Goldensheep. A Sequence of Poems to Judith. London: Longman's, 1964.

Goldensheep was published with the support of Robert Graves and Michael Hamburger. This sequence of poems was written to a muse and indicates the relationship Baines had with Robert Graves: that of a protege. Neither found the relationship comfortable and productive for more than a few years. Baines became over-dependent and was finally urged to leave Deya by Graves. The role of "muse poet," though appealing to Baines, did not sustain either his life or his writing. His chosen muse was made uncomfortable by his attention; his separation from the support of Graves left him without direction.

I include below a brief summary of his writing, published and unpublished. These are in the possession of Janet Boulton, 64 Spring Road, Abingdon, Oxon OX14 IAN, England. Tel. 01235 524514. There is a story to be told in these papers of the dangers of writing to the muse, of the problems of being a protege, of the destruction of lives in the name of poetry, of the impact Robert Graves had on one of the poets of his time.

The writings of Keith Baines were gathered and numbered by him into folders:

1.Family photographs.

2.Missing.

3.Catalogues.

4.Elda. Personal. Drafts, drawings, letter from Elda. Copy of pages 1-32 from Goldensheep dated May 1958.

5.Transgressions. Complete journal ms. Copies of letters written by Keith Baines. Ms. copies of poems dated 1978 which proceeded from the journal.

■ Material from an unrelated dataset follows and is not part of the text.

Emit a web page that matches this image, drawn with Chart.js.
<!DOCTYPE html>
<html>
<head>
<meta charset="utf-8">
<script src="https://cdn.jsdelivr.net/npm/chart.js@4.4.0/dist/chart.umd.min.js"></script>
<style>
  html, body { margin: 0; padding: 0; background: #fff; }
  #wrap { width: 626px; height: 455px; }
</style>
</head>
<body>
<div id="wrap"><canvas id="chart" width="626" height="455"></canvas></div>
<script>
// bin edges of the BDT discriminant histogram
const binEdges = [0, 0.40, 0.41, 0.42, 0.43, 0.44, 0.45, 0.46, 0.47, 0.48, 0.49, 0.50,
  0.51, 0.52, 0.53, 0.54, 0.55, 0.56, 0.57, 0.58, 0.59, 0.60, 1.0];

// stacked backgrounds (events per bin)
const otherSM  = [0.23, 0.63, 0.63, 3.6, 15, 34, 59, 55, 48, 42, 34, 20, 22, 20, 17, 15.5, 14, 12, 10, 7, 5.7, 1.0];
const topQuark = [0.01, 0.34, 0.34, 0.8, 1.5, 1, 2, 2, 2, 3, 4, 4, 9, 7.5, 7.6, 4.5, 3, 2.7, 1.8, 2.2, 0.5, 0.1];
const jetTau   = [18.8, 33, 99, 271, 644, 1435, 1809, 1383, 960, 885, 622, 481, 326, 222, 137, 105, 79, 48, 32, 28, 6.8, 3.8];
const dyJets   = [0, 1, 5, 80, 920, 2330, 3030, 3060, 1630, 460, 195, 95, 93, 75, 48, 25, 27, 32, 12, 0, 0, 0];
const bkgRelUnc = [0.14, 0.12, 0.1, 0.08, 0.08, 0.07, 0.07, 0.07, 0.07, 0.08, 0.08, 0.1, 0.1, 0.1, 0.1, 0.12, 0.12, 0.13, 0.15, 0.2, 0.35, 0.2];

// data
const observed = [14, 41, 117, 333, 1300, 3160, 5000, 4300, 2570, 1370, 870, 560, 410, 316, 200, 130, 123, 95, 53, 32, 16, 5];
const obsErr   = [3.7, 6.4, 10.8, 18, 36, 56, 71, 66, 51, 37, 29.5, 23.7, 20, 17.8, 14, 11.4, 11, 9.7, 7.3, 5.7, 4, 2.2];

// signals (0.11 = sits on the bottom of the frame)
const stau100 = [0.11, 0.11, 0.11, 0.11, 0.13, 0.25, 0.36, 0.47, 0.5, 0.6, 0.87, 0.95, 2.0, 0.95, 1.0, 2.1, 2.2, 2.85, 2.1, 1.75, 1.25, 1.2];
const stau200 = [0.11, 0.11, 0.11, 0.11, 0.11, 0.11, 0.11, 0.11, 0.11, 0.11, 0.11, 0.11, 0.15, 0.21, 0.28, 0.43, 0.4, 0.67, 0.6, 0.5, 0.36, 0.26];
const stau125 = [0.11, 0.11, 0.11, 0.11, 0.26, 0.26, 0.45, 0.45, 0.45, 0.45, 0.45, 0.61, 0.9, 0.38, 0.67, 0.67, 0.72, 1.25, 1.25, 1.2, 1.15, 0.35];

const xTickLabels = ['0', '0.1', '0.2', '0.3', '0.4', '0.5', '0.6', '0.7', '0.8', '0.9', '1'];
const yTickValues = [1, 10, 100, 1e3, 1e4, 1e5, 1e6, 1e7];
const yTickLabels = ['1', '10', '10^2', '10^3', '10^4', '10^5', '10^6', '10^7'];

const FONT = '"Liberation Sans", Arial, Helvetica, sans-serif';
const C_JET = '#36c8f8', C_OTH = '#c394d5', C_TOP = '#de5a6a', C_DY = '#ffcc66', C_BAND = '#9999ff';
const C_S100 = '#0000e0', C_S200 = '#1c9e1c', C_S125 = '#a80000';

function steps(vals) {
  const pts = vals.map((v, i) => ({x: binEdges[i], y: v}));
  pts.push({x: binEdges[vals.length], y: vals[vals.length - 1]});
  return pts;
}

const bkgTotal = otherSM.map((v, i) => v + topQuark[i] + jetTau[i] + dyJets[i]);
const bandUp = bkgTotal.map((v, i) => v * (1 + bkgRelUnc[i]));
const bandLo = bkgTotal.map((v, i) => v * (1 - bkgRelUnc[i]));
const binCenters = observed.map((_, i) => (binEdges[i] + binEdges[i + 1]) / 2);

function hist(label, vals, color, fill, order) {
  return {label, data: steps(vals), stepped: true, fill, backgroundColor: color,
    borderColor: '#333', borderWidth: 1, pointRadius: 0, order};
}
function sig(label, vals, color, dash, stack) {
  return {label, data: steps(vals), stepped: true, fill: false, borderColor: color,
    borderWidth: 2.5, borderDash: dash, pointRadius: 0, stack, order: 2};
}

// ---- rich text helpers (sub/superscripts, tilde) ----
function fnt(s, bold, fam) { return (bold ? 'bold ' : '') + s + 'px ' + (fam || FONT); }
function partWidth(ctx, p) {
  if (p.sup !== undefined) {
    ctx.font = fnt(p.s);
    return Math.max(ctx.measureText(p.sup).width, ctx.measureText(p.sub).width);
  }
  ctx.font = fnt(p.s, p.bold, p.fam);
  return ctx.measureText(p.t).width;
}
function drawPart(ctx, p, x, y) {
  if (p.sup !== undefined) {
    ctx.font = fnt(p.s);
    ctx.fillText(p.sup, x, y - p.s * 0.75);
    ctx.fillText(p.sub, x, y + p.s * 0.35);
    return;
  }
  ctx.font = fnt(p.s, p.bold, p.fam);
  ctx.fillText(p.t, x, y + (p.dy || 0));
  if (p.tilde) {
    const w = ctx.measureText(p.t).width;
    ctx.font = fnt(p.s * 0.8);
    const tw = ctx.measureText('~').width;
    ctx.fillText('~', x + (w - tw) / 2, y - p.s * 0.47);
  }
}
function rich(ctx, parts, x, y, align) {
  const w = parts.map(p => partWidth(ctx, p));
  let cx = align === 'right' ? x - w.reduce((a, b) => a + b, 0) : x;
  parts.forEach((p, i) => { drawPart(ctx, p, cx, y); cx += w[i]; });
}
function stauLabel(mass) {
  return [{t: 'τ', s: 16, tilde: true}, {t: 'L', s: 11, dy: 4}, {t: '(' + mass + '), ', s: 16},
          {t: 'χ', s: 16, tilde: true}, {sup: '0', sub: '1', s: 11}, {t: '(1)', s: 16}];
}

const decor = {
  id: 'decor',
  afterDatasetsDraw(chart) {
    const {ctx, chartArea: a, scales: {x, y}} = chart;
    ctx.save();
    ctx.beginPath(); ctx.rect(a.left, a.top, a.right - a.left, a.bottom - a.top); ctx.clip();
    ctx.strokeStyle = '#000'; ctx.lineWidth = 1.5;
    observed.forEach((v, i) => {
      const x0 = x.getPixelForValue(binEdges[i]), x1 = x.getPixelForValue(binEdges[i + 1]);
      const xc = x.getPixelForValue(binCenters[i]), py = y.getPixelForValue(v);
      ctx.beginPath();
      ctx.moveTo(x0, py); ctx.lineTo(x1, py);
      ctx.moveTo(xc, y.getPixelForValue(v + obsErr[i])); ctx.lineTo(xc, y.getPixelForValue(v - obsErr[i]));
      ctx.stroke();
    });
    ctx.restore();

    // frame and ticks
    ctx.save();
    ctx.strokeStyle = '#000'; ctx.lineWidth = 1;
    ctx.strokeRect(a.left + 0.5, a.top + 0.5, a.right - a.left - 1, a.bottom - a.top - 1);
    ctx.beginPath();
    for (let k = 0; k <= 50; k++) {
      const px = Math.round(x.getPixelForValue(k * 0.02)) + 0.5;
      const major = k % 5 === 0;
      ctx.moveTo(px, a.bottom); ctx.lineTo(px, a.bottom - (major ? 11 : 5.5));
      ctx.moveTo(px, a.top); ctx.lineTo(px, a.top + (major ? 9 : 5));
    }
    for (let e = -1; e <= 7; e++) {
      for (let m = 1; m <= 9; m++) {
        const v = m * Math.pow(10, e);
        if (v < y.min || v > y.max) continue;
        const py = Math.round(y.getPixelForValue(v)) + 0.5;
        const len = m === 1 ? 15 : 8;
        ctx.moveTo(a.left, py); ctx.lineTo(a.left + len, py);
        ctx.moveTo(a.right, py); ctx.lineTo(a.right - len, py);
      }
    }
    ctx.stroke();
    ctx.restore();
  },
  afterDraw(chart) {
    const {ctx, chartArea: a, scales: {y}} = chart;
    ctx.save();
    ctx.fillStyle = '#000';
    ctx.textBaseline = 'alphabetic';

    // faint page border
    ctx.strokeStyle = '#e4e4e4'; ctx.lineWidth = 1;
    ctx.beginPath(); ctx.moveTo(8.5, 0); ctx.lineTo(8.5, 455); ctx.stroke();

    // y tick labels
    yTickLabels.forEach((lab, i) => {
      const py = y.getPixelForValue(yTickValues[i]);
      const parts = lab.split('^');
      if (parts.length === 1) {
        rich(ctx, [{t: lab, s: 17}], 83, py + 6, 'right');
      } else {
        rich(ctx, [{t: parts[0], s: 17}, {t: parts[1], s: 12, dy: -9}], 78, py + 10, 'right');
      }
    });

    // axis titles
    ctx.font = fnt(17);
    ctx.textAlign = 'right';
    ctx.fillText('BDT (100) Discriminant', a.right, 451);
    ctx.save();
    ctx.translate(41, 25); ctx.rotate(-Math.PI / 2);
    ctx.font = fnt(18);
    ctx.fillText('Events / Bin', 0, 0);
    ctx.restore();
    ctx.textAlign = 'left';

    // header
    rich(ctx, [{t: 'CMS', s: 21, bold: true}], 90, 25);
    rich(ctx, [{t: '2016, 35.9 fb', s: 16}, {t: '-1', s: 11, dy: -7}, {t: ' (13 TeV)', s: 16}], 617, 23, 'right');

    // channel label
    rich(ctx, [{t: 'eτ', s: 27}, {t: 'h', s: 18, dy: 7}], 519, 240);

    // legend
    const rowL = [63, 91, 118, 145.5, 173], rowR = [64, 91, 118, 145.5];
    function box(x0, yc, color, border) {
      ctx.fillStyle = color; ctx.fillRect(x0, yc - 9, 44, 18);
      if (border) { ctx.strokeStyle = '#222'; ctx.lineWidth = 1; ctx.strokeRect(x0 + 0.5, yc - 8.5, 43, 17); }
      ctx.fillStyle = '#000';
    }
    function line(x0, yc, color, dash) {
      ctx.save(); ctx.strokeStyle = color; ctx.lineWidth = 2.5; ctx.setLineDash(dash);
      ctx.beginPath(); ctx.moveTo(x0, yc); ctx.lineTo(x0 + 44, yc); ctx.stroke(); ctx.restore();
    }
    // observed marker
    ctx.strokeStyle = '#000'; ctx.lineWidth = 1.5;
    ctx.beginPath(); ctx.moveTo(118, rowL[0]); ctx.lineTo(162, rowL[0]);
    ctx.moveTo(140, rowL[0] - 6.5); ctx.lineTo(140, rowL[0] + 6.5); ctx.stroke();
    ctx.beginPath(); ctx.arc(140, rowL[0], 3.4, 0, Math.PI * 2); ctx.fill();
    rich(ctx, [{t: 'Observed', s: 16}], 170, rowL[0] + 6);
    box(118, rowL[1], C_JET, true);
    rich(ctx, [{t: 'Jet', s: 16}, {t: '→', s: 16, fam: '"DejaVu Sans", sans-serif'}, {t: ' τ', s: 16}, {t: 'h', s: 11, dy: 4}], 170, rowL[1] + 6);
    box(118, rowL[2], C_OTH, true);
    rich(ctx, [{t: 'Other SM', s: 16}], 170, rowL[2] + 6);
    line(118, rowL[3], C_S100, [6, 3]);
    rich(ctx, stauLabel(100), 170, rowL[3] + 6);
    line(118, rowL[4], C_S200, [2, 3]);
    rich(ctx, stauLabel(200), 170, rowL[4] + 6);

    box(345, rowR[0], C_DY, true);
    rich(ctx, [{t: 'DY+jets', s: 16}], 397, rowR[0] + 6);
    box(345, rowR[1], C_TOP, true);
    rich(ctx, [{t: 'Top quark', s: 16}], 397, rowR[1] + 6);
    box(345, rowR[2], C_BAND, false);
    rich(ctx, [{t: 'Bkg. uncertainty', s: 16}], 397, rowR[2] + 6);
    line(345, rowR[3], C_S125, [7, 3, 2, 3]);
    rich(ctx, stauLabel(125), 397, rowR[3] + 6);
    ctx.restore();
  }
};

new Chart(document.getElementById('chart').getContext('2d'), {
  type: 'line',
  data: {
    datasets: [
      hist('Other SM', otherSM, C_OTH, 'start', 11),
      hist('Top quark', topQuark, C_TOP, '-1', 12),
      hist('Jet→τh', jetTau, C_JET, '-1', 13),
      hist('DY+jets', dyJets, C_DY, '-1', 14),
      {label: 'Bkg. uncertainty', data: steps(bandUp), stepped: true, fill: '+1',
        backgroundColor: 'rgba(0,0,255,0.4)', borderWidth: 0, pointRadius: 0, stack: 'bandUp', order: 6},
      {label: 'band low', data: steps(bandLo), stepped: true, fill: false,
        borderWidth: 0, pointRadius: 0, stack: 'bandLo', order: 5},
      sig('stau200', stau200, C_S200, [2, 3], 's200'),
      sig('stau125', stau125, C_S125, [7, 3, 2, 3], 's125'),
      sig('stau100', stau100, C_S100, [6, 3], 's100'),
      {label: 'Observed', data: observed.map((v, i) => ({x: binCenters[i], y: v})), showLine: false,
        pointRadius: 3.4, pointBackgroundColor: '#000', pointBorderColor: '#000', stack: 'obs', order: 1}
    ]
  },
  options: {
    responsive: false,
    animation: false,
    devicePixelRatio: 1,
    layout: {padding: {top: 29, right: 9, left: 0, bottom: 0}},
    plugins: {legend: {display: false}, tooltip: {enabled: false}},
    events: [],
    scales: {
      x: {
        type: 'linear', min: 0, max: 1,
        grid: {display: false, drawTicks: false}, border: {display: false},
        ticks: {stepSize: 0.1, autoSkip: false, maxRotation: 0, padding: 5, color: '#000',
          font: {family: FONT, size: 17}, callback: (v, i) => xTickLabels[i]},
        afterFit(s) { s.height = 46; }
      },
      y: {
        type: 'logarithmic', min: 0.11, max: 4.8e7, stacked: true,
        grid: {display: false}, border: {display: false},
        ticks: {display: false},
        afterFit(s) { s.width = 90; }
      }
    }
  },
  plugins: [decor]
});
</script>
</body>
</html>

6.Notes for Go, Peni, Go. Other miscellaneous notes. Typescript of first two sections of his autobiography: Childhood, War and Aftermath. 7. Sarah— Personal. Photographs of Sarah. Ms. of poems. Letter date 5 November 1980 about a trip to "Majorca" and visit with Robert Graves.

Poems by Sarah.

8.Miscellaneous. "Celeste". Prose.

9.Morte d'Arthur. Correspondence with the publisher. Notes concerning the text.

10.Janet. Personal. Letters, notes, cards from Janet.

11.Literary Correspondence. Correspondence with publishers. Largely responses to inquiries.

12.Art as Design. Photostat of Art as Design (unpublished).

13.Geoffrey Bocking. Correspondence with Bocking. Typescript of poems. Early drafts of Goldensheep.

14.Elda. Ms. poems. Typescript of poems.

15.Missing.

16.God of the Vine. Notes. Typescript of poems.

17.Thesis. 1st Drafts. Drafts, notes of "Thesis," Deya 1961.

18.Burning Villages. First drafts of poems.

19.Burning Villages. Typescript of 30 poems.

20.Red leather folder. Drafts of poem "Logos". Receipts.

21.Untitled. Drafts of poems.

22.Sarah's Book. Typescript of 40 poems.

24.Goldensheep. Correspondence, drafts, and reviews.

25.Poems 1970. Typescript of 23 poems.

26.Collected Typescripts from the Fifties.

27.Goldensheep. First and second revisions.

28.Goldensheep. 1 of 22 typescript copies of Goldensheep. Dated May 1958. Not final draft.

29.Leaves Falling. Poems 1983.

30.Receipts and household matters.

Separate and unnumbered manilla envelopes:

1.Photographs of Keith Baines.

2.Photocopies of letters from Keith Baines to Robert Graves.

3.27 Letters 1958-1963 Robert Graves to Keith Baines.